I woke up yesterday to find a flurry of excited posts on Facebook and tweets on Twitter discussing the season three premier of “House of Cards”. Throughout the prelude to the weekend, more than 600,000 people tweeted about #houseofcards.
For the uninitiated, “House of Cards” features an unrelenting Kevin Spacey in the ruthless, dog-eat-dog world of politics. Another political series, “Scandal”, also nudged its way into the hearts of American viewers. And while “Scandal” may feature some unrealistic situations, albeit with soap elements and romantic tragedies, it does offer insight into the shady back deals that politicians are not averse to making as part of their daily dance with the devil.
Which brings me to this point: more and more shows like “House of Cards” and “Scandal” are riding the airwaves these days, and while there may be over-dramatization, the shows actually help in educating the audience on the intricate workings of American politics.
For example, ask 10 “House of Cards” fans who the current president’s Chief of Staff is, and chances are all you’d get are blank stares. However, change the topic to their favorite show and they’ll quickly tell you that Doug Stamper is President Frank Underwood’s (Kevin Spacey) right-hand man. And former director of strategy. And a regular AA attendee. And… well, you get the drift.
The point is, people now have an idea of how politics work. The know about the people who turn the White House’s cogs – their position, what are their jobs like and their responsibilities. They may also get an insight on how democratic politics in the present day is deteriorating, thanks to a rooted culture of deal-making and greedy third parties.

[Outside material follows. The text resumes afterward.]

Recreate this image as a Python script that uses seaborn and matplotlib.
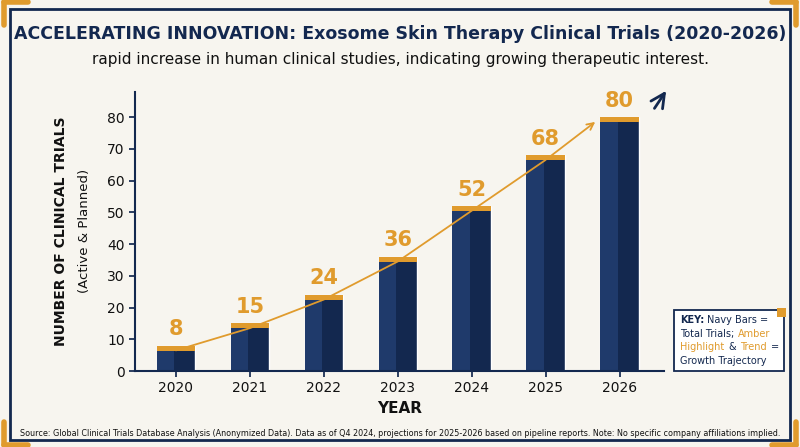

On a positive side, this also helps people make informed choices about who they vote into the government. Considering the fact that 15% of people aged 25-29 watch “House of Cards”, this definitely helps in educating youths in making the right choices based on research and applied knowledge, not a choice based on what their parents believe in. In other instances, those who do vote, oftentimes make shallow choices, for example, based on how well a candidate delivers his speech. With TV shows like “House of Cards”, “Scandal” and “West Wing”, people can now more or less know the ins and outs of politics and the people behind it.
So, who’s with me in waiting for “House of Cards” season four?